I am in C slot. Runners at 1st and 3rd. No outs. B1 hits sky high ball toward pitcher. It looks like she catches the ball, but then drops it. Plate ump signals fair ball. Correct call. R1 on third decides to go toward home but then retreats to 3rd. But pitcher picks up ball and looks toward 2nd. R1 then takes off for home, stops, retreats back to third but finally goes all the way home. Play at plate. R1 is out.

Pitcher now throws toward 2nd (with fielder off the bag). R2 hasn't made it all the way to 2nd yet. R2 must think that there was a catch because she seems confused. She goes back and forth in between bases (touching neither one) with no one tagging her. Meanwhile R3 has attained 1st and is standing on it. R2 then must have decided a catch has been made so she heads toward the 1st base dugout, passing in front of R3 . When R2 gets close to dead ball territory (but not in), R2 breaks for 2nd and makes it with no play made on her. Now R3 decides to step into the dugout. I call her out for leaving the field of play.

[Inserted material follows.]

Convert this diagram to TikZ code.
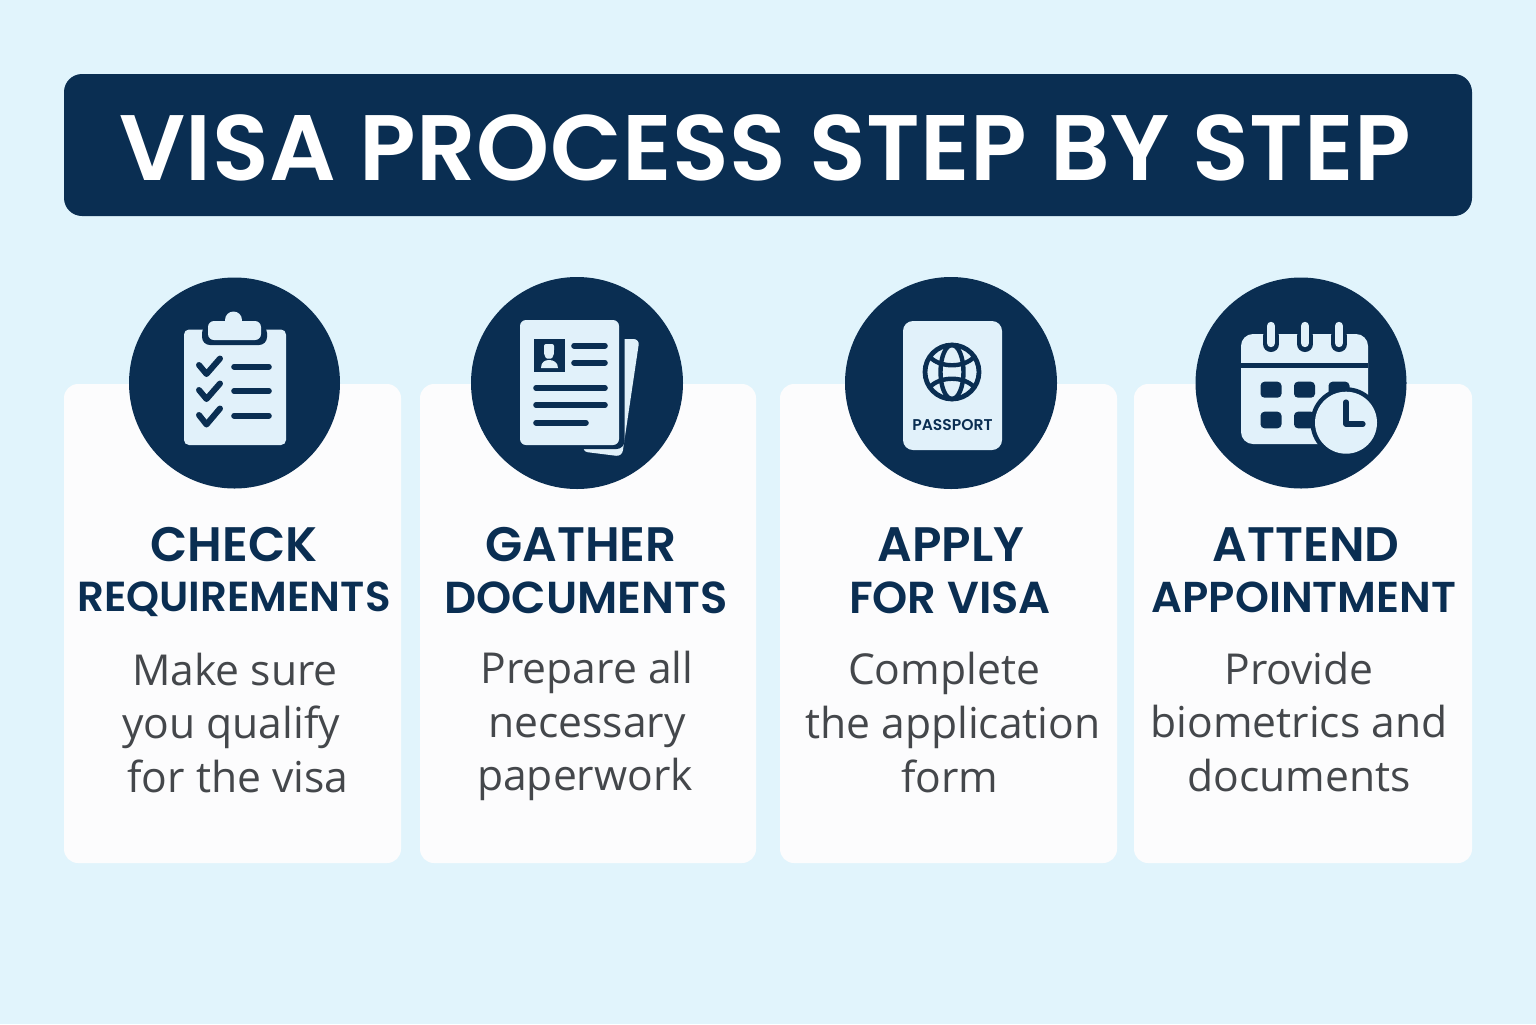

So...was R3 out for passing a preceding runner even though she was standing on 1st and R2 passed her going to the dugout? I honestly was so confused by the whole situation that I did not call R3 out. And I think I was wrong. What say you?
The runner identifiers seem OK.

R1 started on 3rd, followed by a play at home.
R2 started on 1st, caused the confusion between 1st and 2nd, etc.
R3 was the BR, correctly renamed R3 when she attained 1st.

I don't believe R3 out for passing is the intent of the rule, but literally she ends up ahead of R2. That would make R3 out, if interpreted that way.
R1 obviously out, R2 safe at 2nd.

I don't see any 3 out play.

Also, I doubt it makes any difference how many S's are in the title or any other letters (always ignoring NCAA).